Davis wrote to Rodgers suggesting a suspension of any hostilities until a communication could be had with the President of the United States.

That was not Rodgers’ way of doing business. He replied that unless Bey Hamouda gave a guarantee of the maintenance of peace and signed it in the presence of the British and French consuls, he would seal the port so tight that nothing could get in or out. Then Rodgers sent a copy of the wording he wanted in the guarantee. Lear and the Bey went into a round of letter-writing during which Rodgers’ patience was wearing thin. In a letter of August 15 he declared that the Bey must give a guarantee of peace and then he could send an ambassador to Washington to treat if he desired.

Then Rodgers let loose to Lear an opinion about this petty tyrant: “His prevaricating with you in particular, induces me to believe, that he is now more than ever the Scoundrel, I had thought him before, and I have only to repeat, that if he does not do all that is necessary, & proper, that even at the risk of my Conducts being disapproved by my Country, he shall feel the Vengeance of the Squadron now in his Bay.”

In the face of such force and persistency Bey Hamouda capitulated. He gave notice that the United States would be placed on a most-favored-nation basis and that he would send an ambassador to the United States to deal with any complaints. Rodgers answered cordially, said he had a frigate returning, and asked to have the ambassador make ready at once.

The ambassador was Sidi Suliman Mellimelli, who sailed with Decatur on the Congress, and was to become a startling figure, during the winter of 1805-1806, in the American capital where he lived luxuriously at the expense of the American government and pressed a claim for tribute and indemnity.

Decatur carried a letter from Rodgers to Secretary Smith, saying of the Bey of Tunis that if his late hostility should be overlooked, “I can with almost certainty say that he will never again attempt to behave in a similar manner.”

Mellimelli took four beautiful Arabian stud horses with him as a gift to President Jefferson, one having been a gift to the Bey from the Dey of Algiers. The scrupulous Jefferson would not accept them for himself but the Treasury sold them as part payment of Mellimelli’s expenses. But first they were kept in the President’s stables and the stud fees went to the collector of revenues.

The ambassador was accompanied by a suite of eleven, including an Italian band. He was short on women, for whom he had a ravenous appetite. The prim little Secretary of State Madison had to have concubines supplied at public expense, and wrote about it later, saying: “Appropriations to foreign intercourse are terms of great latitude and may be drawn on by very urgent and unforeseen occurrences.”
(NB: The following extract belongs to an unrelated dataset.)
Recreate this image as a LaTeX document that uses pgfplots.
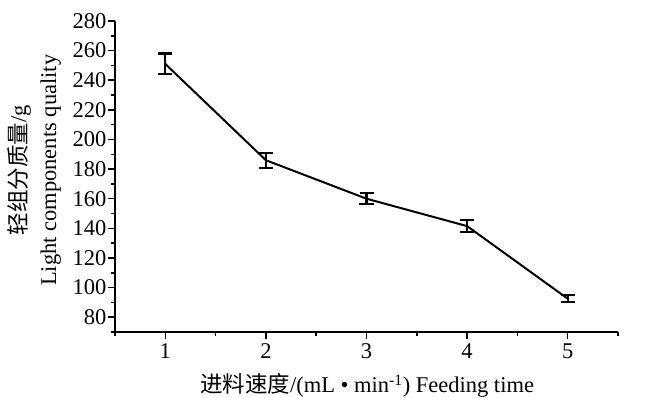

Madison never lacked the ability of choice expression. Mellimelli did not know the tightness of the American farmer-congressman. He was unable to exact a single coin from Congress or Secretary Gallatin, but the more freehanded Lear did make an adjustment with the Bey two years later by paying $10,000.

After much difficulty and some revolts among his followers, Mellimelli, whose main argument for tribute appeared to be that he would likely be killed if he returned without it, was packed off home in a ship from Boston. The United States continued its payments of tribute to Algiers through the years, but learned what other powers had long known, that it was best to be in arrears.